'''

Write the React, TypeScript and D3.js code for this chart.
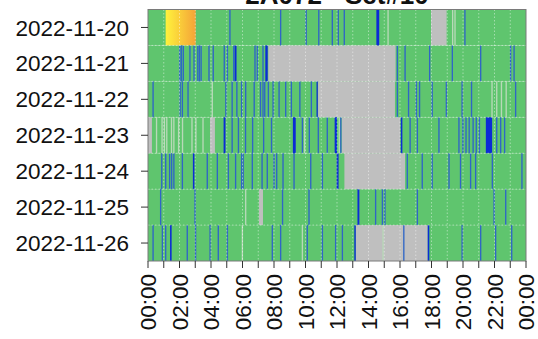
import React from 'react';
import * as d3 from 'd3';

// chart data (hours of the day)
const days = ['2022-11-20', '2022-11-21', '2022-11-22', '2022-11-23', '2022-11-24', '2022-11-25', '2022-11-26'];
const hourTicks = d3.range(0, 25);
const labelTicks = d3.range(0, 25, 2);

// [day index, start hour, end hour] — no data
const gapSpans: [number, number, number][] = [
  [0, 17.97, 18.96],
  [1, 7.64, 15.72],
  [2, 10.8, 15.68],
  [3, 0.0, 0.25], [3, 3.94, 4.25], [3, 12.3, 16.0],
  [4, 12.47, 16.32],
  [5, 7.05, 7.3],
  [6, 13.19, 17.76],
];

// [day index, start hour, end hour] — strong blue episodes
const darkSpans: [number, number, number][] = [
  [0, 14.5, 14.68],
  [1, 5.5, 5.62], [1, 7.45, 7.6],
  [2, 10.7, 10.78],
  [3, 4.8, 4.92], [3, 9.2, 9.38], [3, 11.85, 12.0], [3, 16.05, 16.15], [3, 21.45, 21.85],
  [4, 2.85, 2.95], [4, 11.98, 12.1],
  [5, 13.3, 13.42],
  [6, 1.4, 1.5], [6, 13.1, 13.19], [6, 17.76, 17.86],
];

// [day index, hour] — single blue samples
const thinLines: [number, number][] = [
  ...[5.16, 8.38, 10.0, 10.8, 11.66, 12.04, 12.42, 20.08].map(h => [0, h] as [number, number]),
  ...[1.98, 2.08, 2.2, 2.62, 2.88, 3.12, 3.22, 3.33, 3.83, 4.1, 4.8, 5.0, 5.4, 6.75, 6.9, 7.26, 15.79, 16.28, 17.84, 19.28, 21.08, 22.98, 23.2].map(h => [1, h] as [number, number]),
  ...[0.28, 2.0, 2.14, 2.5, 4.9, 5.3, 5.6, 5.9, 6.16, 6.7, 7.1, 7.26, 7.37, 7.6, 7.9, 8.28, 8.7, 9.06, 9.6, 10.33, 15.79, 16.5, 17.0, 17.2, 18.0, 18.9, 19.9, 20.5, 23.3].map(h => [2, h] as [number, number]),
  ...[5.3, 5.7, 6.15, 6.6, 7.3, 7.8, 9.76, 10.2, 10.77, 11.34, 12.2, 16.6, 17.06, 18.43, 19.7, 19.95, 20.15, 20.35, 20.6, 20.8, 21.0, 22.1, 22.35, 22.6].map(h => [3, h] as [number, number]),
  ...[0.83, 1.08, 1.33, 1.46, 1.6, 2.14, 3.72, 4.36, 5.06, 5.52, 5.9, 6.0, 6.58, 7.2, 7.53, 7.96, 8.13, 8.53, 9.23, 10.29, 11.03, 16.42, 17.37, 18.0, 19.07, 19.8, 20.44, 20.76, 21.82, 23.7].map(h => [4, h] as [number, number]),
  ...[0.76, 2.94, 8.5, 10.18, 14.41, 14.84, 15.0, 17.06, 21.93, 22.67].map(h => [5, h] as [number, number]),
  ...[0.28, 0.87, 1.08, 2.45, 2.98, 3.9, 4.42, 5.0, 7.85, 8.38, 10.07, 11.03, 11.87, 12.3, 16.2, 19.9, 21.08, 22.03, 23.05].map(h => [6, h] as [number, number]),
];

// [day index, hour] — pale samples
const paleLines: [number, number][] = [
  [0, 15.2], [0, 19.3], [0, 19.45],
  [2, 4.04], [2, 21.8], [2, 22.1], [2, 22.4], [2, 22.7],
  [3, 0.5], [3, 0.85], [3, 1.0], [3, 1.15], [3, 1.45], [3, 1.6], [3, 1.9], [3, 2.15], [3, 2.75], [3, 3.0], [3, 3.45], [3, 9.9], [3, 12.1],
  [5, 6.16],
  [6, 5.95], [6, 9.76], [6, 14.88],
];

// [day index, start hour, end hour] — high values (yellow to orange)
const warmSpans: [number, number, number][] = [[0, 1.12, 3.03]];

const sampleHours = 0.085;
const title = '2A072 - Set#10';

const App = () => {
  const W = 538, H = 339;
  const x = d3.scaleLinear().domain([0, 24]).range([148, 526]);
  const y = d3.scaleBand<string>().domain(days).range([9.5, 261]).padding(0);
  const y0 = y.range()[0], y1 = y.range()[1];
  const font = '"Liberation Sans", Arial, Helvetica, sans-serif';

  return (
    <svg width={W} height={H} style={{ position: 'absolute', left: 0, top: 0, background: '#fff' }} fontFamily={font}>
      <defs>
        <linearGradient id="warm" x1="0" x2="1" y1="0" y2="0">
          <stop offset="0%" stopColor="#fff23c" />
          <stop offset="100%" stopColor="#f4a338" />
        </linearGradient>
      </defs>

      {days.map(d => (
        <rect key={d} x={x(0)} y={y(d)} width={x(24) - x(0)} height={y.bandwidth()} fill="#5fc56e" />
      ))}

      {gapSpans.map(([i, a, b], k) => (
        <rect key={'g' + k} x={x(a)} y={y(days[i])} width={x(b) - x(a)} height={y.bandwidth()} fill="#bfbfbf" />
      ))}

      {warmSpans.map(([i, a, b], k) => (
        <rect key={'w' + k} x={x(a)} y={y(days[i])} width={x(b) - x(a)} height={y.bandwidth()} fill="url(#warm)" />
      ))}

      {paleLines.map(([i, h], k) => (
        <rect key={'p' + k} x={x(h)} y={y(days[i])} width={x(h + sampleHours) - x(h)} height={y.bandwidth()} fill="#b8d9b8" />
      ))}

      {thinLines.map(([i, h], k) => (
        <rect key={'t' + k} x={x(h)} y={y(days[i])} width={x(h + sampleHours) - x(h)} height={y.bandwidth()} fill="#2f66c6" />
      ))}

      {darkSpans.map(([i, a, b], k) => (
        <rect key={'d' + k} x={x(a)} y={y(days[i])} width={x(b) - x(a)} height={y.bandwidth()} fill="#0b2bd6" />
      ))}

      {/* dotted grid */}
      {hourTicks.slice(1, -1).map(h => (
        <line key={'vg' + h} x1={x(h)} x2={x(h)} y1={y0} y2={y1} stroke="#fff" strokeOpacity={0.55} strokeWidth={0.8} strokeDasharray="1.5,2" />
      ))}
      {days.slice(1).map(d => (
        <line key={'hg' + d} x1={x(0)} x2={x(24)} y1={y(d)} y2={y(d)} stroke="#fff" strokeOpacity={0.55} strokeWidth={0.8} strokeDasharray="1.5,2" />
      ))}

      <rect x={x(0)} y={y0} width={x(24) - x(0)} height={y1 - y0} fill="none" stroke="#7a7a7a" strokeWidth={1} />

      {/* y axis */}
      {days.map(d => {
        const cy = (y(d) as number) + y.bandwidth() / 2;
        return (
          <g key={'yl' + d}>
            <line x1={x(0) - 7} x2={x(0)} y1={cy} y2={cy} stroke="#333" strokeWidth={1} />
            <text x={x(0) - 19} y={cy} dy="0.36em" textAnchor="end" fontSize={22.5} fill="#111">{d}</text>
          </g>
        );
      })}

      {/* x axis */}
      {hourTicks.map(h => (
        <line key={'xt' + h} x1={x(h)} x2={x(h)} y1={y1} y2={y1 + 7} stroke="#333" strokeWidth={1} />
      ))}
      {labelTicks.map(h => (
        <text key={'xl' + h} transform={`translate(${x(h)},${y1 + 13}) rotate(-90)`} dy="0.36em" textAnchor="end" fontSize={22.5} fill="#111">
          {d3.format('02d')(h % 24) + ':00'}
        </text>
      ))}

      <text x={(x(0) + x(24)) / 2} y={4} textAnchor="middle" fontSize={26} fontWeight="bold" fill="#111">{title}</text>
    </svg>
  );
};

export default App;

'''

◆ TASK DIRECTIONS ◆
Repeat the material above word for word and skip every image in it.

◆ FULL RESPONSE ◆
Write the React, TypeScript and D3.js code for this chart.
import React from 'react';
import * as d3 from 'd3';

// chart data (hours of the day)
const days = ['2022-11-20', '2022-11-21', '2022-11-22', '2022-11-23', '2022-11-24', '2022-11-25', '2022-11-26'];
const hourTicks = d3.range(0, 25);
const labelTicks = d3.range(0, 25, 2);

// [day index, start hour, end hour] — no data
const gapSpans: [number, number, number][] = [
  [0, 17.97, 18.96],
  [1, 7.64, 15.72],
  [2, 10.8, 15.68],
  [3, 0.0, 0.25], [3, 3.94, 4.25], [3, 12.3, 16.0],
  [4, 12.47, 16.32],
  [5, 7.05, 7.3],
  [6, 13.19, 17.76],
];

// [day index, start hour, end hour] — strong blue episodes
const darkSpans: [number, number, number][] = [
  [0, 14.5, 14.68],
  [1, 5.5, 5.62], [1, 7.45, 7.6],
  [2, 10.7, 10.78],
  [3, 4.8, 4.92], [3, 9.2, 9.38], [3, 11.85, 12.0], [3, 16.05, 16.15], [3, 21.45, 21.85],
  [4, 2.85, 2.95], [4, 11.98, 12.1],
  [5, 13.3, 13.42],
  [6, 1.4, 1.5], [6, 13.1, 13.19], [6, 17.76, 17.86],
];

// [day index, hour] — single blue samples
const thinLines: [number, number][] = [
  ...[5.16, 8.38, 10.0, 10.8, 11.66, 12.04, 12.42, 20.08].map(h => [0, h] as [number, number]),
  ...[1.98, 2.08, 2.2, 2.62, 2.88, 3.12, 3.22, 3.33, 3.83, 4.1, 4.8, 5.0, 5.4, 6.75, 6.9, 7.26, 15.79, 16.28, 17.84, 19.28, 21.08, 22.98, 23.2].map(h => [1, h] as [number, number]),
  ...[0.28, 2.0, 2.14, 2.5, 4.9, 5.3, 5.6, 5.9, 6.16, 6.7, 7.1, 7.26, 7.37, 7.6, 7.9, 8.28, 8.7, 9.06, 9.6, 10.33, 15.79, 16.5, 17.0, 17.2, 18.0, 18.9, 19.9, 20.5, 23.3].map(h => [2, h] as [number, number]),
  ...[5.3, 5.7, 6.15, 6.6, 7.3, 7.8, 9.76, 10.2, 10.77, 11.34, 12.2, 16.6, 17.06, 18.43, 19.7, 19.95, 20.15, 20.35, 20.6, 20.8, 21.0, 22.1, 22.35, 22.6].map(h => [3, h] as [number, number]),
  ...[0.83, 1.08, 1.33, 1.46, 1.6, 2.14, 3.72, 4.36, 5.06, 5.52, 5.9, 6.0, 6.58, 7.2, 7.53, 7.96, 8.13, 8.53, 9.23, 10.29, 11.03, 16.42, 17.37, 18.0, 19.07, 19.8, 20.44, 20.76, 21.82, 23.7].map(h => [4, h] as [number, number]),
  ...[0.76, 2.94, 8.5, 10.18, 14.41, 14.84, 15.0, 17.06, 21.93, 22.67].map(h => [5, h] as [number, number]),
  ...[0.28, 0.87, 1.08, 2.45, 2.98, 3.9, 4.42, 5.0, 7.85, 8.38, 10.07, 11.03, 11.87, 12.3, 16.2, 19.9, 21.08, 22.03, 23.05].map(h => [6, h] as [number, number]),
];

// [day index, hour] — pale samples
const paleLines: [number, number][] = [
  [0, 15.2], [0, 19.3], [0, 19.45],
  [2, 4.04], [2, 21.8], [2, 22.1], [2, 22.4], [2, 22.7],
  [3, 0.5], [3, 0.85], [3, 1.0], [3, 1.15], [3, 1.45], [3, 1.6], [3, 1.9], [3, 2.15], [3, 2.75], [3, 3.0], [3, 3.45], [3, 9.9], [3, 12.1],
  [5, 6.16],
  [6, 5.95], [6, 9.76], [6, 14.88],
];

// [day index, start hour, end hour] — high values (yellow to orange)
const warmSpans: [number, number, number][] = [[0, 1.12, 3.03]];

const sampleHours = 0.085;
const title = '2A072 - Set#10';

const App = () => {
  const W = 538, H = 339;
  const x = d3.scaleLinear().domain([0, 24]).range([148, 526]);
  const y = d3.scaleBand<string>().domain(days).range([9.5, 261]).padding(0);
  const y0 = y.range()[0], y1 = y.range()[1];
  const font = '"Liberation Sans", Arial, Helvetica, sans-serif';

  return (
    <svg width={W} height={H} style={{ position: 'absolute', left: 0, top: 0, background: '#fff' }} fontFamily={font}>
      <defs>
        <linearGradient id="warm" x1="0" x2="1" y1="0" y2="0">
          <stop offset="0%" stopColor="#fff23c" />
          <stop offset="100%" stopColor="#f4a338" />
        </linearGradient>
      </defs>

      {days.map(d => (
        <rect key={d} x={x(0)} y={y(d)} width={x(24) - x(0)} height={y.bandwidth()} fill="#5fc56e" />
      ))}

      {gapSpans.map(([i, a, b], k) => (
        <rect key={'g' + k} x={x(a)} y={y(days[i])} width={x(b) - x(a)} height={y.bandwidth()} fill="#bfbfbf" />
      ))}

      {warmSpans.map(([i, a, b], k) => (
        <rect key={'w' + k} x={x(a)} y={y(days[i])} width={x(b) - x(a)} height={y.bandwidth()} fill="url(#warm)" />
      ))}

      {paleLines.map(([i, h], k) => (
        <rect key={'p' + k} x={x(h)} y={y(days[i])} width={x(h + sampleHours) - x(h)} height={y.bandwidth()} fill="#b8d9b8" />
      ))}

      {thinLines.map(([i, h], k) => (
        <rect key={'t' + k} x={x(h)} y={y(days[i])} width={x(h + sampleHours) - x(h)} height={y.bandwidth()} fill="#2f66c6" />
      ))}

      {darkSpans.map(([i, a, b], k) => (
        <rect key={'d' + k} x={x(a)} y={y(days[i])} width={x(b) - x(a)} height={y.bandwidth()} fill="#0b2bd6" />
      ))}

      {/* dotted grid */}
      {hourTicks.slice(1, -1).map(h => (
        <line key={'vg' + h} x1={x(h)} x2={x(h)} y1={y0} y2={y1} stroke="#fff" strokeOpacity={0.55} strokeWidth={0.8} strokeDasharray="1.5,2" />
      ))}
      {days.slice(1).map(d => (
        <line key={'hg' + d} x1={x(0)} x2={x(24)} y1={y(d)} y2={y(d)} stroke="#fff" strokeOpacity={0.55} strokeWidth={0.8} strokeDasharray="1.5,2" />
      ))}

      <rect x={x(0)} y={y0} width={x(24) - x(0)} height={y1 - y0} fill="none" stroke="#7a7a7a" strokeWidth={1} />

      {/* y axis */}
      {days.map(d => {
        const cy = (y(d) as number) + y.bandwidth() / 2;
        return (
          <g key={'yl' + d}>
            <line x1={x(0) - 7} x2={x(0)} y1={cy} y2={cy} stroke="#333" strokeWidth={1} />
            <text x={x(0) - 19} y={cy} dy="0.36em" textAnchor="end" fontSize={22.5} fill="#111">{d}</text>
          </g>
        );
      })}

      {/* x axis */}
      {hourTicks.map(h => (
        <line key={'xt' + h} x1={x(h)} x2={x(h)} y1={y1} y2={y1 + 7} stroke="#333" strokeWidth={1} />
      ))}
      {labelTicks.map(h => (
        <text key={'xl' + h} transform={`translate(${x(h)},${y1 + 13}) rotate(-90)`} dy="0.36em" textAnchor="end" fontSize={22.5} fill="#111">
          {d3.format('02d')(h % 24) + ':00'}
        </text>
      ))}

      <text x={(x(0) + x(24)) / 2} y={4} textAnchor="middle" fontSize={26} fontWeight="bold" fill="#111">{title}</text>
    </svg>
  );
};

export default App;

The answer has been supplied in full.